Все шло хорошо до первого рассказа, но, когда в этом сумрачном одиночестве, в котором я чувствовал себя потерянным, в этом просторном зале, где лампа освещала только небольшой круг, все остальное оставляя в темноте, мне нужно было начать фантастическое повествование, мой лоб покрывался потом, а рука моя дрожала.
Казалось, сама тишина таила в себе угрозу.
Тем не менее я решил преодолеть этот первый приступ страха; я посмотрел направо, посмотрел налево, оглянулся назад.
Вокруг меня пространство огромной комнаты терялось в тревожной темноте.
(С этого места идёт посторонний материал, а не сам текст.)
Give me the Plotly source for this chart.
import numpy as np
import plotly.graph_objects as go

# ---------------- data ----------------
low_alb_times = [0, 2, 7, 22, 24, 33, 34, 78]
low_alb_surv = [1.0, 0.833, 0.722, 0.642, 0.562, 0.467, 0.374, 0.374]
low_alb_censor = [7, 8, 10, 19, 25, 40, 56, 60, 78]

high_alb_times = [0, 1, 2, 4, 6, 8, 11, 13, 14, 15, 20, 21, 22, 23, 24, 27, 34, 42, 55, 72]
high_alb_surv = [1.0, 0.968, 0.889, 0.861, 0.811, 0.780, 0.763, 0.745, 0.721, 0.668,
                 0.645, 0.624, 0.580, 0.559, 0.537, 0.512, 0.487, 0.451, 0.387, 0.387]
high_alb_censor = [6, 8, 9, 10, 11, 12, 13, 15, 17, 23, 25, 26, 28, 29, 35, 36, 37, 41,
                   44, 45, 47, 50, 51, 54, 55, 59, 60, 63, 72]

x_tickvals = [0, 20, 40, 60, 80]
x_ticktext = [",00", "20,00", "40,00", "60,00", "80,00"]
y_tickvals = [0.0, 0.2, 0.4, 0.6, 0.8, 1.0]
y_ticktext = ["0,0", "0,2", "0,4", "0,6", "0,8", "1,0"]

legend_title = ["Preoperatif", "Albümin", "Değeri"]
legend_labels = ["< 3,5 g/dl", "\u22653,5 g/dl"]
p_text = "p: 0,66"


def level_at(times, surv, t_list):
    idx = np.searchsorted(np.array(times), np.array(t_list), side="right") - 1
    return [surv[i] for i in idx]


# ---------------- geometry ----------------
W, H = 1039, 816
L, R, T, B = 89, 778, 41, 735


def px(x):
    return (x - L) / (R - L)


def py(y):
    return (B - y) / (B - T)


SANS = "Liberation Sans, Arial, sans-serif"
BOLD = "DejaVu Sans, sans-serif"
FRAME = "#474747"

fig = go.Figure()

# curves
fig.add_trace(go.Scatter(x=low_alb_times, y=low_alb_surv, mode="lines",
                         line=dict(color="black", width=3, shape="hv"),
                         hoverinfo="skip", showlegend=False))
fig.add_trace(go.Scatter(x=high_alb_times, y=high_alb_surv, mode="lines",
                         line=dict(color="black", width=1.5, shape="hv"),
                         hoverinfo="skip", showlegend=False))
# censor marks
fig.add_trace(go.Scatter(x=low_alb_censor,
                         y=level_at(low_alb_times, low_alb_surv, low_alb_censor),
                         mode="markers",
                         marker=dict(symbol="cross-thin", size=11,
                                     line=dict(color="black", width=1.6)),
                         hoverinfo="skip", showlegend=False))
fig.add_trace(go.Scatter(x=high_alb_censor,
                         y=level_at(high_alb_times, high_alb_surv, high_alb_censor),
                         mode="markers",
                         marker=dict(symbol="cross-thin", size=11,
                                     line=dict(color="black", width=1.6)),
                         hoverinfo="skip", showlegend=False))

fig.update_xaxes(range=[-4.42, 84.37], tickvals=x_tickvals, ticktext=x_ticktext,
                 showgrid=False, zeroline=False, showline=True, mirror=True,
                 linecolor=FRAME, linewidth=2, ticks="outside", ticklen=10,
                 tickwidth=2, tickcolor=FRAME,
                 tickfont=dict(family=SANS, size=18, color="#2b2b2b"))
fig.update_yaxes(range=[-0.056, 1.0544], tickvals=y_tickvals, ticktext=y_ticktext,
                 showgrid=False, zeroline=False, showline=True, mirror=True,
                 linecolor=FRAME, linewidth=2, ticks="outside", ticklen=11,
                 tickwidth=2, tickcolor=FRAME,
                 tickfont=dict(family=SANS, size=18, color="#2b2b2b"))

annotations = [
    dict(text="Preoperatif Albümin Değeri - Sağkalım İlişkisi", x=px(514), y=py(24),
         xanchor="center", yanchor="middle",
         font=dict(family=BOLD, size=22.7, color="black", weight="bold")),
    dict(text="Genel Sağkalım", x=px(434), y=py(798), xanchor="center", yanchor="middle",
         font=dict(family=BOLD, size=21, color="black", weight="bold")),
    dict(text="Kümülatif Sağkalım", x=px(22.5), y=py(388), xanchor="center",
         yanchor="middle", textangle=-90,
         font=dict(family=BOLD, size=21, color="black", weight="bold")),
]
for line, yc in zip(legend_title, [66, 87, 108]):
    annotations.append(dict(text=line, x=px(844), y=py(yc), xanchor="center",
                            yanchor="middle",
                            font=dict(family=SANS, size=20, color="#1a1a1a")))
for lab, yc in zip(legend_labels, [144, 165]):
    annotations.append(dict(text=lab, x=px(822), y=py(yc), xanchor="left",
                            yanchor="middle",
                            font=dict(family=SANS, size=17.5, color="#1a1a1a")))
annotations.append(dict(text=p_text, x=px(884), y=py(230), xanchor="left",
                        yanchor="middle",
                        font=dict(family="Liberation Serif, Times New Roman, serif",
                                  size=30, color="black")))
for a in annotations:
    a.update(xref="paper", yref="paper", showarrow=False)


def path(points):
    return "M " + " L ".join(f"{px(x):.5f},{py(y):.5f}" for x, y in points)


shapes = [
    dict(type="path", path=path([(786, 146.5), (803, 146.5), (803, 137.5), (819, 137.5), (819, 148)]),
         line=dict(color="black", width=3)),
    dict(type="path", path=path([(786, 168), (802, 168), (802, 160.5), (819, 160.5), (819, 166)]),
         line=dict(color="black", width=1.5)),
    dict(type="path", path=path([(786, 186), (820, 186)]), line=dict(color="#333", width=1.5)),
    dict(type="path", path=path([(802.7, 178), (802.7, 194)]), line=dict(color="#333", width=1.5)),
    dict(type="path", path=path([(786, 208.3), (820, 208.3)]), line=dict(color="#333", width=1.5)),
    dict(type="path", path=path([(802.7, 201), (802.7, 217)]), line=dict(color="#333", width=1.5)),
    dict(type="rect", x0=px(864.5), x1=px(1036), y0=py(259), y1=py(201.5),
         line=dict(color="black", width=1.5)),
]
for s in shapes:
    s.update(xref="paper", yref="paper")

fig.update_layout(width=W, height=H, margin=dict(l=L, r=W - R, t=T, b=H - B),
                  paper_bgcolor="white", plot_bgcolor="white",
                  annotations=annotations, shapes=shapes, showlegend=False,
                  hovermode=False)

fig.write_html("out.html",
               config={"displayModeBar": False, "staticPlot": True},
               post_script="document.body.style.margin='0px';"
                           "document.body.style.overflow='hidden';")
Мой разум ясно говорил мне: бояться нечего; но что может разум противопоставить таким страхам, какие овладели мною?
Я был весь погружен в атмосферу оцепенения и тайной дрожи.
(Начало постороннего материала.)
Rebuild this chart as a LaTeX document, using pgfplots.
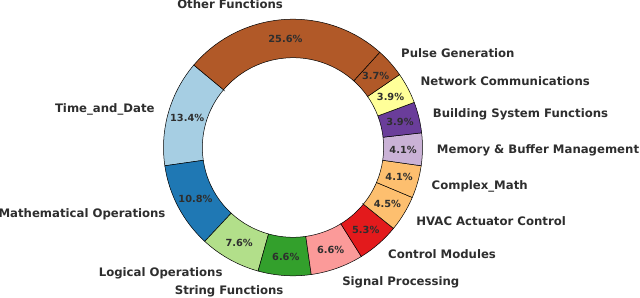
\documentclass[border=0pt]{standalone}
\usepackage{pgfplots}
\pgfplotsset{compat=1.18}
\usepackage{pgfplotstable}
\usepackage{fontspec}
\setmainfont{DejaVu Sans}
\definecolor{c0}{HTML}{A6CEE3}
\definecolor{c1}{HTML}{1F78B4}
\definecolor{c2}{HTML}{B2DF8A}
\definecolor{c3}{HTML}{33A02C}
\definecolor{c4}{HTML}{FB9A99}
\definecolor{c5}{HTML}{E31A1C}
\definecolor{c6}{HTML}{FDBF6F}
\definecolor{c7}{HTML}{FDBF6F}
\definecolor{c8}{HTML}{CAB2D6}
\definecolor{c9}{HTML}{6A3D9A}
\definecolor{c10}{HTML}{FFFF99}
\definecolor{c11}{HTML}{B15928}
\definecolor{c12}{HTML}{B15928}
\definecolor{txt}{HTML}{2E2E2E}
\pgfplotstableread[col sep=comma]{
label,pct,col
Time\_and\_Date,13.4,c0
Mathematical Operations,10.8,c1
Logical Operations,7.6,c2
String Functions,6.6,c3
Signal Processing,6.6,c4
Control Modules,5.3,c5
HVAC Actuator Control,4.5,c6
Complex\_Math,4.1,c7
Memory \& Buffer Management,4.1,c8
Building System Functions,3.9,c9
Network Communications,3.9,c10
Pulse Generation,3.7,c11
Other Functions,25.6,c12
}\datatable
\newcommand\labfont{\fontsize{11.7bp}{13bp}\selectfont\bfseries}
\newcommand\pctfont{\fontsize{9.8bp}{11bp}\selectfont\bfseries}
\begin{document}
\begin{tikzpicture}
\begin{axis}[name=ax, width=640bp, height=298bp, scale only axis,
  xmin=-2.2625, xmax=2.6795, ymin=-1.1730, ymax=1.1497,
  hide axis, clip=false]
\pgfplotstablegetrowsof{\datatable}
\pgfmathtruncatemacro{\N}{\pgfplotsretval-1}
\def\tot{0}
\pgfplotsforeachungrouped \i in {0,...,\N}{%
  \pgfplotstablegetelem{\i}{pct}\of\datatable
  \pgfmathsetmacro{\tot}{\tot+\pgfplotsretval}%
}
\def\cum{140}
\pgfplotsforeachungrouped \i in {0,...,\N}{%
  \pgfplotstablegetelem{\i}{pct}\of\datatable \let\pv\pgfplotsretval
  \pgfplotstablegetelem{\i}{col}\of\datatable \let\wcol\pgfplotsretval
  \pgfplotstablegetelem{\i}{label}\of\datatable \let\lab\pgfplotsretval
  \pgfmathsetmacro{\angA}{\cum}%
  \pgfmathsetmacro{\angB}{\cum+360*\pv/\tot}%
  \pgfmathsetmacro{\angM}{(\angA+\angB)/2}%
  \pgfmathsetmacro{\xia}{0.7*cos(\angA)}%
  \pgfmathsetmacro{\yia}{0.7*sin(\angA)}%
  \pgfmathsetmacro{\xoa}{cos(\angA)}%
  \pgfmathsetmacro{\yoa}{sin(\angA)}%
  \pgfmathsetmacro{\xib}{0.7*cos(\angB)}%
  \pgfmathsetmacro{\yib}{0.7*sin(\angB)}%
  \pgfmathsetmacro{\xl}{1.11*cos(\angM)}%
  \pgfmathsetmacro{\yl}{1.115*sin(\angM)}%
  \pgfmathsetmacro{\xp}{0.85*cos(\angM)}%
  \pgfmathsetmacro{\yp}{0.85*sin(\angM)}%
  \pgfmathtruncatemacro{\isright}{cos(\angM)>0}%
  \ifnum\isright=1 \def\anc{west}\else\def\anc{east}\fi
  \edef\temp{%
    \noexpand\filldraw[fill=\wcol, draw=black, line width=0.5bp]
      (axis cs:\xia,\yia) -- (axis cs:\xoa,\yoa)
      arc[start angle=\angA, end angle=\angB, x radius=129.5bp, y radius=128.3bp]
      -- (axis cs:\xib,\yib)
      arc[start angle=\angB, end angle=\angA, x radius=90.65bp, y radius=89.81bp] -- cycle;
    \noexpand\node[anchor=\anc, inner sep=0pt, text=txt, font=\noexpand\labfont,
      text height=0.8em, text depth=0pt]
      at (axis cs:\xl,\yl) {\unexpanded\expandafter{\lab}};
    \noexpand\node[anchor=center, inner sep=0pt, text=txt, font=\noexpand\pctfont,
      text height=0.8em, text depth=0pt]
      at (axis cs:\xp,\yp) {\pv\noexpand\%};
  }%
  \temp
  \let\cum\angB
}
\end{axis}
\pgfresetboundingbox
\path (ax.south west) rectangle (ax.north east);
\end{tikzpicture}
\end{document}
Все-таки я превозмог себя и стал писать.
Но, когда я писал, капли пота текли по лбу, а мои взмокшие пальцы оставляли влажный след на бумаге.
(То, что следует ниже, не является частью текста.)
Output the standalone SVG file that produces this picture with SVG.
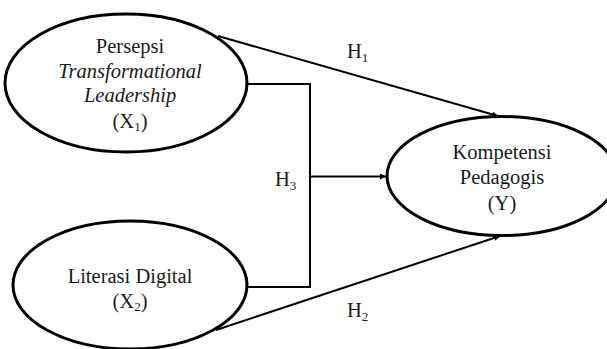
<svg xmlns="http://www.w3.org/2000/svg" width="607" height="349" viewBox="0 0 607 349">
<defs>
<style>
.node{fill:#fff;stroke:#000;stroke-width:3}
text{font-family:'Liberation Serif','Times New Roman',serif;font-size:20.5px;fill:#1a1a1a}
.t{text-anchor:middle}
.sub{font-size:13px}
.c{fill:none;stroke:#000;stroke-width:2}
</style>
<marker id="arr" viewBox="0 0 10 10" refX="10" refY="5" markerWidth="6" markerHeight="6" orient="auto" markerUnits="userSpaceOnUse">
<path d="M0,0 L10,5 L0,10 Z" fill="#000"/>
</marker>
</defs>
<rect width="607" height="349" fill="#fff"/>
<g id="connectors">
<line class="c" x1="218" y1="36" x2="498" y2="116" marker-end="url(#arr)"/>
<line class="c" x1="216" y1="330" x2="500" y2="236" marker-end="url(#arr)"/>
<polyline class="c" points="247,84 310,84 310,287 247,287"/>
<line class="c" x1="310" y1="176.5" x2="386" y2="176.5" marker-end="url(#arr)"/>
<text x="347" y="58">H<tspan class="sub" dy="4">1</tspan></text>
<text x="275" y="186">H<tspan class="sub" dy="4">3</tspan></text>
<text x="347" y="317">H<tspan class="sub" dy="4">2</tspan></text>
</g>
<g id="x1">
<ellipse class="node" cx="126" cy="83" rx="121" ry="69"/>
<text class="t" x="130" y="53">Persepsi</text>
<text class="t" x="130" y="78" font-style="italic">Transformational</text>
<text class="t" x="130" y="102" font-style="italic">Leadership</text>
<text class="t" x="130" y="128">(X<tspan class="sub" dy="3">1</tspan><tspan dy="-3">)</tspan></text>
</g>
<g id="x2">
<ellipse class="node" cx="130" cy="285" rx="117" ry="64"/>
<text class="t" x="130" y="283">Literasi Digital</text>
<text class="t" x="130" y="308">(X<tspan class="sub" dy="3">2</tspan><tspan dy="-3">)</tspan></text>
</g>
<g id="y">
<ellipse class="node" cx="502" cy="176" rx="115" ry="59.5"/>
<text class="t" x="502" y="159">Kompetensi</text>
<text class="t" x="502" y="184">Pedagogis</text>
<text class="t" x="502" y="210">(Y)</text>
</g>
</svg>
Я закончил мое первое повествование – о том, что приключилось с соседкой.
Но в ту минуту, когда я приступил ко второму рассказу – о рудокопе – и когда моя дрожащая рука уже вывела первые буквы, лампа замигала и, казалось, что она вот-вот погаснет.
Тщетно пытался я оживить ее огонь, вытягивая фитиль повыше при помощи перочинного ножа, – масло иссякло, и лампа гореть уже больше не могла.
Я не знал, где найти другую лампу или свечу; впрочем, я все равно не отважился бы на поиски при слабом свете умирающего огонька.
Я непроизвольно встал и схватил лампу; я держал ее, крепко стискивая в руке; потрескивание, возвещавшее агонию огонька, все усиливалось по мере того, как слабел его свет.
Наконец, огонек вспыхнул столь же ярко, сколь и мгновенно; за секунду, которую длилось это свечение, мои глаза успели осмотреть все предметы, находившиеся в комнате, – мебель, утварь, картины; все эти предметы, показалось мне, были полны жизни и движения.
Затем лампа погасла, и я очутился в полнейшей темноте.
О, признаюсь Вам, дорогой мой Петрус, что в это мгновение вместе со светом меня словно покинула жизнь; и на миг, когда холодный пот заструился по лбу, а между плеч пробежала дрожь, я едва не потерял сознание.
И как раз в эту минуту одна из струн фортепьяно лопнула с таким печальным звуком, что сердце мое болезненно сжалось.
У меня едва не вырвался крик ужаса, но я чувствовал, что звук моего голоса только бы усилил мой страх.
К тому же я несомненно уронил бы лампу, если бы мои стиснутые пальцы на сжимали ее, словно стальные тиски.
Более десяти минут я стоял неподвижно.
Наконец, поскольку вокруг меня ничто не шевельнулось и не послышалось ни единого звука, я, будучи не в силах долго стоять таким образом, решил добраться до своей комнаты.
То было важное решение.
Та же самая лестница, что вела в комнату Дженни, вела, как Вы помните, в комнату дамы в сером.
Решившись дойти до комнаты Дженни, я должен был, так сказать, пройти мимо призрака.
Замурованная дверь и предосторожность, состоявшая в том, что каменщик замесил известковый раствор на святой воде, предосторожность, казавшаяся ему в высшей степени надежной, мне представлялась крайне недостаточной.
Тут я вспомнил, что однажды у меня уже возникала мысль разломать эту стенку и посетить проклятую комнату.
Правда, тогда подобная мысль пришла мне в голову в совсем иной обстановке – среди бела дня и при солнечном свете.
Но теперь, ночью, во тьме, с погаснувшей лампой в руке, я задрожал от одного только воспоминания об этой мысли.
Теперь для меня, как я уже говорил, было бы огромным достижением добраться до своей комнаты.
И я предпринял эту рискованную одиссею.
Прежде чем дойти до двери своего рабочего кабинета, выходившей на лестничную площадку, я успел раз или два наткнуться на что-то из мебели.
И каждый раз я останавливался, чтобы шуму, мною же вызванному, дать время затихнуть, а взбудораженным нервам дать время успокоиться.
Добравшись до двери, я не решился ее открыть.
Мне мерещилось, что с другой ее стороны стоит и ждет меня дама в сером.
Наконец, собравшись с духом, я внезапно открыл дверь.
Коридор был пуст.
По нему наискось через окно струился лунный свет.
Не оборачиваясь, я потянул за собой дверь.